ShapeUp with Shaumba visited the National Speakers Association Youth Association in Philadelphia last year.

Hub resident Destiny Edwards, now 13, made the decision to lead a healthier lifestyle and joined ShapeUp with Shaumba in 2012 to help.

“I always felt a certain way about my weight, and I’m a dancer,” Edwards said. “I felt like it was my job to be healthy.”

ShapeUp with Shaumba is a Boston-based nonprofit organization working to reduce childhood obesity by working with the youth in Boston to educate them about diet, nutrition and exercise, and by using writing as a strategy to build self-esteem.

The program focuses on dance — African, hip hop, and line dancing — as exercise, and incorporates calisthenics like jumping jacks, sit-ups and push-ups.

With the New Year here, organization founder Shaumba Dibinga looks forward to growing her programs and expanding her services to reach other youth in Boston.

One of Dibinga’s major goals for 2014 is to gain the attention of First Lady Michelle Obama.

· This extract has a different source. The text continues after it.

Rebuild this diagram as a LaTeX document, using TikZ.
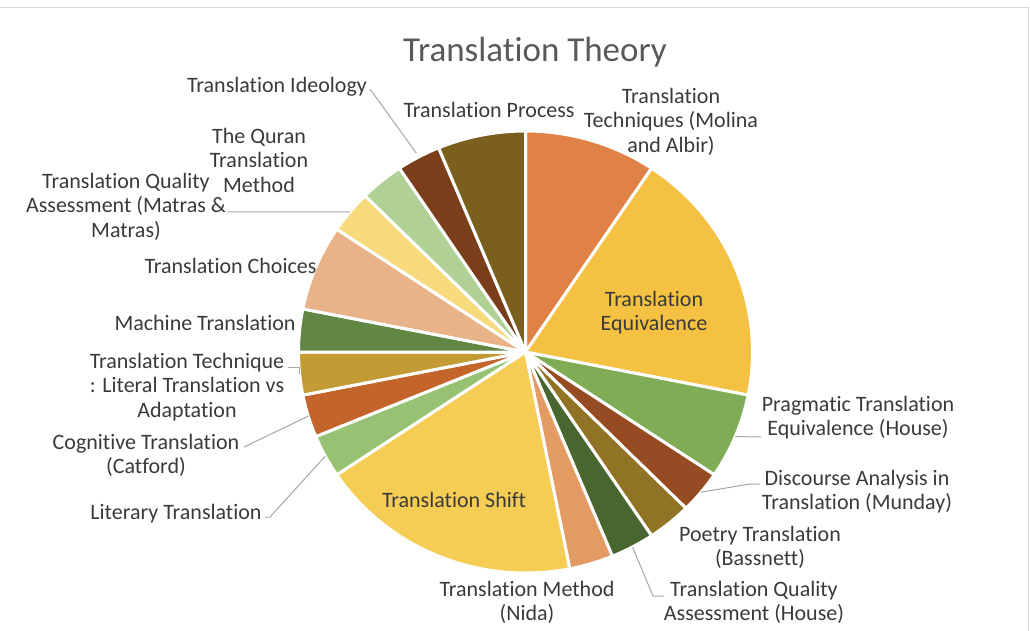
\documentclass[tikz,border=0pt]{standalone}
\usepackage{fontspec}
\setmainfont{Carlito}[Ligatures={NoCommon,NoContextual}]
\definecolor{c1}{HTML}{E08245}
\definecolor{c2}{HTML}{F4C142}
\definecolor{c3}{HTML}{80AC55}
\definecolor{c4}{HTML}{964B22}
\definecolor{c5}{HTML}{917325}
\definecolor{c6}{HTML}{4A6630}
\definecolor{c7}{HTML}{E39B63}
\definecolor{c8}{HTML}{F5CD55}
\definecolor{c9}{HTML}{98C273}
\definecolor{c10}{HTML}{C3652A}
\definecolor{c11}{HTML}{C29B34}
\definecolor{c12}{HTML}{628745}
\definecolor{c13}{HTML}{E8B388}
\definecolor{c14}{HTML}{F7DA7B}
\definecolor{c15}{HTML}{B0D095}
\definecolor{c16}{HTML}{7B3E1A}
\definecolor{c17}{HTML}{7A5F1E}
\definecolor{txt}{HTML}{3A3A3A}
\definecolor{ttl}{HTML}{595959}
\definecolor{leadc}{HTML}{A6A6A6}
\definecolor{frame}{HTML}{D9D9D9}
\def\cx{525.5}
\def\cy{352}
\def\rx{227}
\def\ry{221}
\newcommand{\myslice}[3]{\fill[#3, draw=white, line width=3pt, line join=round] (\cx,\cy) -- plot[domain=#1:#2, samples=60, variable=\t] ({\cx+\rx*sin(\t)},{\cy-\ry*cos(\t)}) -- cycle;}
\newcommand{\rimpt}[2]{\coordinate (#1) at ({\cx+\rx*sin(#2)},{\cy-\ry*cos(#2)});}
\tikzset{
  lab/.style={font=\fontsize{22}{24.5}\selectfont, text=txt, align=center, inner sep=0pt, anchor=north, execute at begin node=\strut},
  lead/.style={draw=leadc, line width=1pt},
}
\begin{document}
\begin{tikzpicture}[x=1pt,y=-1pt]
\useasboundingbox (0,0) rectangle (1030,631);
\draw[frame, line width=1pt] (-2,7.5) -- (1028.5,7.5) -- (1028.5,633);
% title
\node[font=\fontsize{35}{40}\selectfont, text=ttl, anchor=base, inner sep=0pt] (title) at (535,62) {Translation Theory};
% slices
\myslice{0}{33.75}{c1}
\myslice{33.75}{101.25}{c2}
\myslice{101.25}{123.75}{c3}
\myslice{123.75}{135}{c4}
\myslice{135}{146.25}{c5}
\myslice{146.25}{157.5}{c6}
\myslice{157.5}{168.75}{c7}
\myslice{168.75}{236.25}{c8}
\myslice{236.25}{247.5}{c9}
\myslice{247.5}{258.75}{c10}
\myslice{258.75}{270}{c11}
\myslice{270}{281.25}{c12}
\myslice{281.25}{303.75}{c13}
\myslice{303.75}{315}{c14}
\myslice{315}{326.25}{c15}
\myslice{326.25}{337.5}{c16}
\myslice{337.5}{360}{c17}
% rim points for leaders
\rimpt{s3}{112.5}
\rimpt{s4}{129.375}
\rimpt{s6}{151.875}
\rimpt{s9}{241.875}
\rimpt{s10}{253.125}
\rimpt{s11}{264.375}
\rimpt{s14}{309.375}
\coordinate (s16) at ({\cx+1.02*\rx*sin(331.875)},{\cy-1.02*\ry*cos(331.875)});
% labels
\node[lab] (lIdeo) at (277,74.85) {Translation Ideology};
\node[lab] (lProc) at (489,99.85) {Translation Process};
\node[lab] (lTech) at (671,87.85) {Translation\\Techniques (Molina\\and Albir)};
\node[lab] (lEquiv) at (654,290.85) {Translation\\Equivalence};
\node[lab] (lPrag) at (858,395.85) {Pragmatic Translation\\Equivalence (House)};
\node[lab] (lDisc) at (857,469.85) {Discourse Analysis in\\Translation (Munday)};
\node[lab] (lPoet) at (760,525.85) {Poetry Translation\\(Bassnett)};
\node[lab] (lTQAH) at (754,580.85) {Translation Quality\\Assessment (House)};
\node[lab] (lNida) at (527,580.85) {Translation Method\\(Nida)};
\node[lab] (lShift) at (454,489.85) {Translation Shift};
\node[lab] (lLit) at (176,501.85) {Literary Translation};
\node[lab] (lCog) at (146,433.85) {Cognitive Translation\\(Catford)};
\node[lab] (lTechL) at (187,352.85) {Translation Technique\\: Literal Translation vs\\Adaptation};
\node[lab] (lMach) at (205,312.85) {Machine Translation};
\node[lab] (lChoice) at (230.5,255.85) {Translation Choices};
\node[lab] (lMatras) at (126,172.85) {Translation Quality\\Assessment (Matras \&\\Matras)};
\node[lab] (lQuran) at (259,127.85) {The Quran\\Translation\\Method};
% leader ends
\coordinate (e16) at (370,89);
\coordinate (e3) at (761,437);
\coordinate (k4) at (750,484);
\coordinate (e4) at (760,484);
\coordinate (k6) at (653,596);
\coordinate (e6) at (664,596);
\coordinate (k9) at (270,517);
\coordinate (e9) at (265,517);
\coordinate (e10) at (244,447);
\coordinate (e11) at (288,367);
\coordinate (e14) at (228,212);
% leaders
\draw[lead] (s16) -- (e16);
\draw[lead] (s3) -- (e3);
\draw[lead] (s4) -- (k4) -- (e4);
\draw[lead] (s6) -- (k6) -- (e6);
\draw[lead] (s9) -- (k9) -- (e9);
\draw[lead] (s10) -- (e10);
\draw[lead] (s11) |- (e11);
\draw[lead] (s14) -- (e14);
\end{tikzpicture}
\end{document}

“I want to get Michelle Obama to Boston to see what young kids are doing here,” Dibinga said.

Dibinga started the program in 2011 after noticing low self-confidence in some of the students she worked with in her performing arts program, OrigiNation.

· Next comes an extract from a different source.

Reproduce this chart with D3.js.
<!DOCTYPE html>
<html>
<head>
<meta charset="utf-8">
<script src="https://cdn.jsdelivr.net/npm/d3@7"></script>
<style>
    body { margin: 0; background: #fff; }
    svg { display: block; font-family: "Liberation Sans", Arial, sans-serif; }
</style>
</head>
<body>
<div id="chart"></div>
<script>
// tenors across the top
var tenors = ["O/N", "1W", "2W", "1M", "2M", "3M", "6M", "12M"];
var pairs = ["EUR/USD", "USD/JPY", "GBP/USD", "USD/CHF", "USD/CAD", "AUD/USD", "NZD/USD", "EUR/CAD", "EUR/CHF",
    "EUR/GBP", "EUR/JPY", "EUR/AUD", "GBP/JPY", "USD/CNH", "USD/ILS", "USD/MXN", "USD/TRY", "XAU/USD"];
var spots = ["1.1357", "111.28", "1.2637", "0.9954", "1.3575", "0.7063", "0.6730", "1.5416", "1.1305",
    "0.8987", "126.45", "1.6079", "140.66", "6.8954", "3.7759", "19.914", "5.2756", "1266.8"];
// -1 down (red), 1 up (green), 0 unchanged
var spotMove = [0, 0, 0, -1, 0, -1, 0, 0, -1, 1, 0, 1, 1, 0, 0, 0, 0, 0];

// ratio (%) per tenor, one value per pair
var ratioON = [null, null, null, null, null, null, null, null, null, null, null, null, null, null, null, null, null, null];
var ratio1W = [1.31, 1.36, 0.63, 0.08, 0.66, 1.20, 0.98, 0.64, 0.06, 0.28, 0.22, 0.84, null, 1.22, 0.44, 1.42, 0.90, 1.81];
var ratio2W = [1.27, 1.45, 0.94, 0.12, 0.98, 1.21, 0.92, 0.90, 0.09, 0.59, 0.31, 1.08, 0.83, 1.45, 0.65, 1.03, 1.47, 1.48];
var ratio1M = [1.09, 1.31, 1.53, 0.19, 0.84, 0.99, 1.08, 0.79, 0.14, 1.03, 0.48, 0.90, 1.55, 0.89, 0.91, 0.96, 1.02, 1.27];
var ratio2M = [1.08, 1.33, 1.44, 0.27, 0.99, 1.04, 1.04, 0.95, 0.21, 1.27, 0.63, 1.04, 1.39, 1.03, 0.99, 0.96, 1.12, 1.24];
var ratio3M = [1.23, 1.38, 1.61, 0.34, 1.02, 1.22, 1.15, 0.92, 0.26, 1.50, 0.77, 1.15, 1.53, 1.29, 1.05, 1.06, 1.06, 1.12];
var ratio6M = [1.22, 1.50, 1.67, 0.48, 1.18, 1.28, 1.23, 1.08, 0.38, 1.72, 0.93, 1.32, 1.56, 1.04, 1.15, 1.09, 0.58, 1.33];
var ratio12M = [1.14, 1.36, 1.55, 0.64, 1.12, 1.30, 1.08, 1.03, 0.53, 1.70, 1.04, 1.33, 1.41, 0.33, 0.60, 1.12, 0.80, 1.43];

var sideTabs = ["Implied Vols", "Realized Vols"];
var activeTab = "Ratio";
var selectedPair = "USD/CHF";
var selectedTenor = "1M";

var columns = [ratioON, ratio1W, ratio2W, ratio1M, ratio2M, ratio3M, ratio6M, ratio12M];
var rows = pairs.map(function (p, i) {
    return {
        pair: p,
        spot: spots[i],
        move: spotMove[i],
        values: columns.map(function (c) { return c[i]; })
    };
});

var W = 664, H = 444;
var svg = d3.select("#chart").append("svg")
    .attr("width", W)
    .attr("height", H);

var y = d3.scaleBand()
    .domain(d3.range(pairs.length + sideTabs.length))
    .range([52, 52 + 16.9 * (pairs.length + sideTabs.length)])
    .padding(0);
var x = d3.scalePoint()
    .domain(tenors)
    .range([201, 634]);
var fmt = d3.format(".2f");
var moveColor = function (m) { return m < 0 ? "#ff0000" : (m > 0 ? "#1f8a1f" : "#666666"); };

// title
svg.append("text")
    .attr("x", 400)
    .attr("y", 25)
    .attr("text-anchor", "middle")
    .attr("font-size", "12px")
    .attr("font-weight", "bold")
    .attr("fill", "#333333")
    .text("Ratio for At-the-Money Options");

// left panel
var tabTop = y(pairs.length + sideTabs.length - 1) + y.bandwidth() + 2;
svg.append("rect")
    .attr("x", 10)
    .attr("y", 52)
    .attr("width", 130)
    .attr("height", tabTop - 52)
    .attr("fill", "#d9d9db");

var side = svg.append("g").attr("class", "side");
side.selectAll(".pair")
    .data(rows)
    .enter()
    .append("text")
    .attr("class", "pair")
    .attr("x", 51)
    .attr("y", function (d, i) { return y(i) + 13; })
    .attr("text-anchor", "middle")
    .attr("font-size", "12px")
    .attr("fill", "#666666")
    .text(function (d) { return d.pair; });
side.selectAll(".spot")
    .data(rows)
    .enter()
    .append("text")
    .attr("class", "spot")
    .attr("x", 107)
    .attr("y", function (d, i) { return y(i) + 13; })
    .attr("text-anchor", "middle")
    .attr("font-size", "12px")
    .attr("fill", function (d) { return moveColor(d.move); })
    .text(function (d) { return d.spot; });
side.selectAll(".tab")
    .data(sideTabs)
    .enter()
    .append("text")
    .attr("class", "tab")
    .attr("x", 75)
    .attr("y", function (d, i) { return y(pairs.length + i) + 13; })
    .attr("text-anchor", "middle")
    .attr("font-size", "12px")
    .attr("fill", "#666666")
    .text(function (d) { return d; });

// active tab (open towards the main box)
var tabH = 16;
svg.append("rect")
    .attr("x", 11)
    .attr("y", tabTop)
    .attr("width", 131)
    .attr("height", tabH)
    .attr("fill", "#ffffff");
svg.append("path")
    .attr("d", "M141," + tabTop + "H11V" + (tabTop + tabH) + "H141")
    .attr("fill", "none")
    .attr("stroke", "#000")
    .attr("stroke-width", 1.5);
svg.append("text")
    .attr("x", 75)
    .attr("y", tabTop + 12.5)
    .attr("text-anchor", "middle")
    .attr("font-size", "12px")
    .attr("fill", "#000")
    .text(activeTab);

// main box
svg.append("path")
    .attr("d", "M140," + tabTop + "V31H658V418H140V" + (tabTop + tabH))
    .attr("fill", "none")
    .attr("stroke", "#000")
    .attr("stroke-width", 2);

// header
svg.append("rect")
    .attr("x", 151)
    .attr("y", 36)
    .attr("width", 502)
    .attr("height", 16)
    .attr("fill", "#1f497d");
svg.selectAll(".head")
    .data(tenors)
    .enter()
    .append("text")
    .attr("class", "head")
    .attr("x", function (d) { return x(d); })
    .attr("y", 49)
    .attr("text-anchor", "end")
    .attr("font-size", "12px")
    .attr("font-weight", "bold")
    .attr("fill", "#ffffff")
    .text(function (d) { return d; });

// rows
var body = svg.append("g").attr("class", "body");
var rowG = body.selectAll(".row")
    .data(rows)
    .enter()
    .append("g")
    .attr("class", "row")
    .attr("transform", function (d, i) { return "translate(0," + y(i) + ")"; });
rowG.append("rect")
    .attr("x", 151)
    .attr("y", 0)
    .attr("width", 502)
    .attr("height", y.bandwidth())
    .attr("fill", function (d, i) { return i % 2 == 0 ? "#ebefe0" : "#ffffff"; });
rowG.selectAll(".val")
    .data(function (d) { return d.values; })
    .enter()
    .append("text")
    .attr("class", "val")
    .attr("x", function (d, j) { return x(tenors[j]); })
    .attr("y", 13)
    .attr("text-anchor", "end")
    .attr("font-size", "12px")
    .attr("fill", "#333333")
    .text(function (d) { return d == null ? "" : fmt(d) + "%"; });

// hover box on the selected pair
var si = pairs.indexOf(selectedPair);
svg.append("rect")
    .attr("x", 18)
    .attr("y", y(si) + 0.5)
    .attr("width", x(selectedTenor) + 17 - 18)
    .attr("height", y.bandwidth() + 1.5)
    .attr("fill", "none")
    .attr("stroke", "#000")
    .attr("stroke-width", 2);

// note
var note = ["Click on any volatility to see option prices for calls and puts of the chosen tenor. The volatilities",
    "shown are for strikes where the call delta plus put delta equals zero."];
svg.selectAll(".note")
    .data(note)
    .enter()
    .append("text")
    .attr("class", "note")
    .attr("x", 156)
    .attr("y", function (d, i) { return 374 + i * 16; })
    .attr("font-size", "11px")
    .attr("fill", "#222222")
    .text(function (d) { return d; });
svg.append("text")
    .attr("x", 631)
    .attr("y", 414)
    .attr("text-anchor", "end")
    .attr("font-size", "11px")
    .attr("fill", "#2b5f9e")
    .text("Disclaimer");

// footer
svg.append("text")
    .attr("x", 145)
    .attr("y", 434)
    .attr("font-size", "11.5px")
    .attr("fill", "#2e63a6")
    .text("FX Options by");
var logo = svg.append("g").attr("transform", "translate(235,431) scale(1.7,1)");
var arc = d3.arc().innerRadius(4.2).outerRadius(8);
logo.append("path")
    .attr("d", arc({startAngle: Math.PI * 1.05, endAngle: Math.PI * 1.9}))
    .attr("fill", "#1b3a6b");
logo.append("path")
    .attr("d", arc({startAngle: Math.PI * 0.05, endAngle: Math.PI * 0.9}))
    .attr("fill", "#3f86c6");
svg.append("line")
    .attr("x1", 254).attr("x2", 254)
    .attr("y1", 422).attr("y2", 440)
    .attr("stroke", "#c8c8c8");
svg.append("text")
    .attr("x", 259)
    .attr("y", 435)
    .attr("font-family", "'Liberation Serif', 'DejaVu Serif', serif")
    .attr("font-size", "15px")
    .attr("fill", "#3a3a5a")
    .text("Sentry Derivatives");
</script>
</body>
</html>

“I started ShapeUp with Shaumba to specifically focus on stomping out childhood obesity, and to not just deal with the weight issue, but to deal with the self-confidence issue,” Dibinga said. “I focus on their minds and their hearts because, if they can’t figure out what’s going on in their heads, they’re not going to be able to tailor their bodies.”

Edwards, whom Shaumba has identified as a student who has made significant progress, echoed Dibinga’s belief when asked how the program has helped so far.

“[ShapeUp] has been really good because I have seen a difference in my weight and it helped me mentally because, in order to feel good about yourself on the outside, you have to feel good about yourself on the inside,” Edwards said.

ShapeUp consists of multiple programs that occur during school vacations and some holidays.

One of the programs, “Fit Fierce and Fashion,” is broken down into three parts focused on one of the three words in its title. The “Fit” part of the program deals with exercise. The “Fierce” portion deals with academics and the “Fashion” section allows the students to sketch and create a design.

At the end of the program, the students do a presentation for their families, Dibinga said.

“They have a boot camp. We talk about calories and what a healthy meal should look like. We talk about what is making them feel small and what they need from their parents and families to help empower them,” Dibinga said.

Students are also encouraged to lead workshops, Dibinga added.

This year, Dibinga wants to hold a Fit Fierce and Fashion wellness expo where youth can participate in a variety of workshops and art and craft activities.

Dibinga also wants to expand the Fit Fierce and Fashion program to cater to children in foster care.

Another program called “Girls Vibe” acts as a discussion group where the attendees do an exercise routine and then write about any issues or challenges they are having at home or school.

“It allows them to feel free and go back to school in a different frame of mind and even go back home with a different frame of mind,” Dibinga said.

ShapeUp also partners with other organizations and Boston schools to hold dance and exercise sessions.

ShapeUp has worked with the Boston Renaissance Charter School, the Martin Luther King School, the Higginson Lewis School, the Boston Teachers Union School and Greater Egleston Community High School.

This year, Dibinga hopes to establish a partnership with the YMCA to provide free year-long memberships to 50 youth in the program.

Last June, ShapeUp with Shaumba held its first annual walk to fight childhood obesity.

The event Walk to Stomp Out Childhood Obesity attracted more than 70 participants to raise money for the program.

This year, Dibinga hopes for an even bigger turn out and said she’d like to see local officials and the City of Boston become more involved.

“I would love to see then stomp out obesity,” Dibinga said.